Indonesia juga menghadapi tantangan besar dalam upaya mencapai dekarbonisasi sektor energi pada tahun 2050. Meskipun emisi per kapita Indonesia relatif rendah dibandingkan negara maju, Indonesia berada di peringkat ketujuh sebagai negara penghasil emisi terbesar di dunia.
Menurut Fabby, IESR telah melakukan kajian yang menunjukkan bahwa dekarbonisasi ini bisa dicapai, dengan peta jalan yang ambisius namun realistis. Indonesia memiliki potensi besar untuk mengandalkan energi surya sebagai sumber energi utama, terutama karena negara ini terdiri dari kepulauan. Namun, pembangunan infrastruktur yang memadai sangat diperlukan untuk mendukung integrasi energi terbarukan ini.
PLTU batu bara di Indonesia harus pensiun sebelum tahun 2045 untuk memastikan transisi menuju energi terbarukan yang lebih berkelanjutan. Selain manfaat lingkungan, transisi ini juga dapat memberikan manfaat sosial ekonomi bagi Indonesia, seperti menciptakan lapangan kerja baru, memenuhi 100% kebutuhan energi pada tahun 2050, dan mengurangi konsumsi energi.
Namun, Indonesia masih menghadapi tantangan dalam memobilisasi pendanaan dan menarik investor untuk mendukung transisi energi ini. Selain itu, permintaan terhadap logam dan mineral, yang sangat penting dalam pengembangan teknologi energi terbarukan, diperkirakan akan meningkat secara signifikan dalam 25 tahun ke depan. Meskipun mineral ini dapat didaur ulang, eksploitasi mineral harus dilakukan dengan hati-hati agar tidak merusak lingkungan dan hak-hak masyarakat adat.

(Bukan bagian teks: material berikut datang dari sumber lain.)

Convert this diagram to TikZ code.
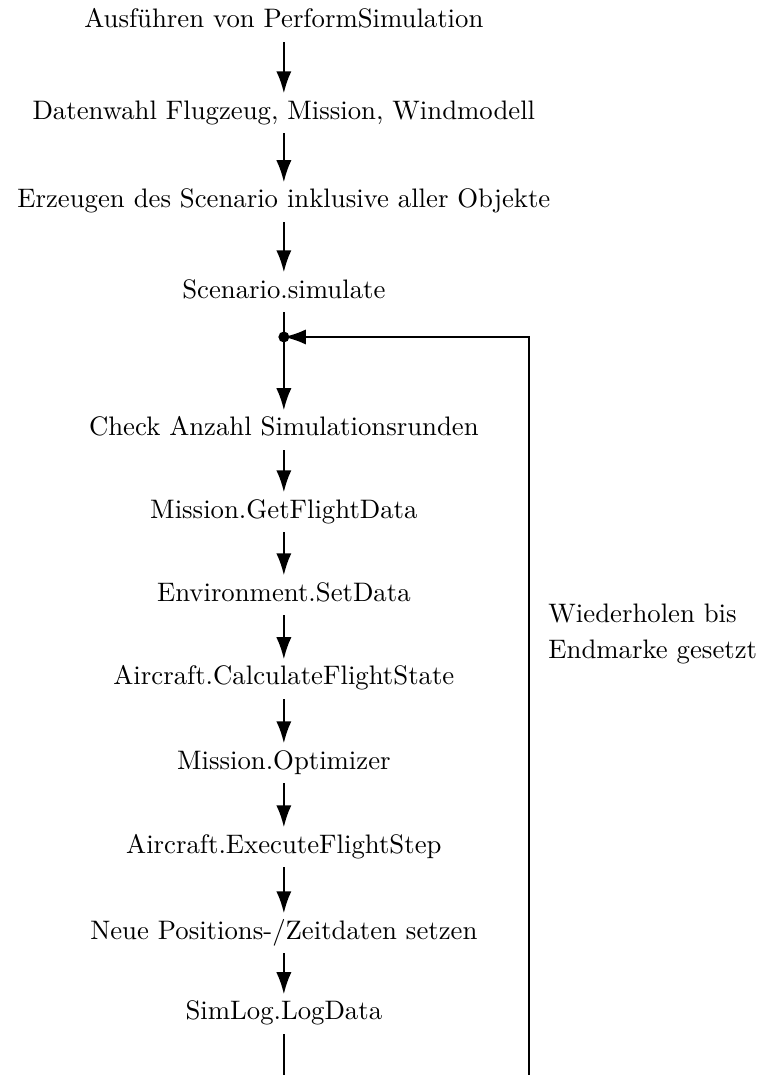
\documentclass[tikz,border=0pt]{standalone}
\usetikzlibrary{arrows.meta}

\begin{document}
\begin{tikzpicture}[
        schritt/.style={anchor=base,inner sep=2.5pt,text height=6.9pt,text depth=2.7pt},
        pfeil/.style={thick,-{Latex[length=2.9mm,width=2mm]}},
        linie/.style={thick}]
        \useasboundingbox (0,0) rectangle (9.96,-14.126);
        \node[schritt] (1) at (3.73,-0.368) {Ausführen von PerformSimulation};
        \node[schritt] (2) at (3.73,-1.564) {Datenwahl Flugzeug, Mission, Windmodell};
        \node[schritt] (3) at (3.73,-2.733) {Erzeugen des Scenario inklusive aller Objekte};
        \node[schritt] (4) at (3.73,-3.916) {Scenario.simulate};
        \node[schritt] (5) at (3.73,-5.729) {Check Anzahl Simulationsrunden};
        \node[schritt] (6) at (3.73,-6.807) {Mission.GetFlightData};
        \node[schritt] (7) at (3.73,-7.898) {Environment.SetData};
        \node[schritt] (8) at (3.73,-9.001) {Aircraft.CalculateFlightState};
        \node[schritt] (9) at (3.73,-10.105) {Mission.Optimizer};
        \node[schritt] (10) at (3.73,-11.209) {Aircraft.ExecuteFlightStep};
        \node[schritt] (11) at (3.73,-12.339) {Neue Positions-/Zeitdaten setzen};
        \node[schritt] (12) at (3.73,-13.403) {SimLog.LogData};
        \node[anchor=west,align=left] (13) at (7.083,-8.33) {Wiederholen bis\\[1.4pt]Endmarke gesetzt};
        \coordinate (d) at (3.73,-4.428);
        \coordinate (u1) at (3.73,-14.126);
        \coordinate (u2) at (6.95,-14.126);
        \draw[pfeil] (1) -- (2);
        \draw[pfeil] (2) -- (3);
        \draw[pfeil] (3) -- (4);
        \draw[linie] (4) -- (d);
        \draw[pfeil] (d) -- (5);
        \draw[pfeil] (5) -- (6);
        \draw[pfeil] (6) -- (7);
        \draw[pfeil] (7) -- (8);
        \draw[pfeil] (8) -- (9);
        \draw[pfeil] (9) -- (10);
        \draw[pfeil] (10) -- (11);
        \draw[pfeil] (11) -- (12);
        \draw[linie] (12) -- (u1);
        \draw[pfeil] (u2) |- (d);
        \fill (d) circle (0.072);
\end{tikzpicture}
\end{document}
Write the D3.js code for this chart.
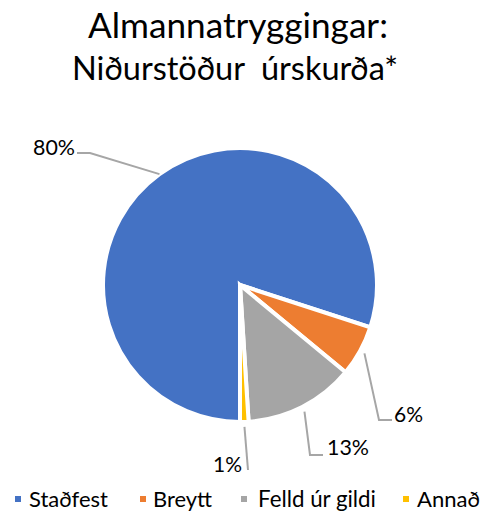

Fabby Tumiwa menyampaikan bahwa perubahan iklim adalah tantangan besar yang harus dihadapi bersama. Untuk itu, transisi menuju energi terbarukan merupakan solusi utama dalam mengurangi dampak perubahan iklim dan menjaga kelangsungan hidup planet kita. Namun, tantangan besar tetap ada, terutama bagi negara seperti Indonesia yang perlu meningkatkan infrastruktur, mendanai transisi energi, dan mengelola sumber daya alamnya dengan bijak.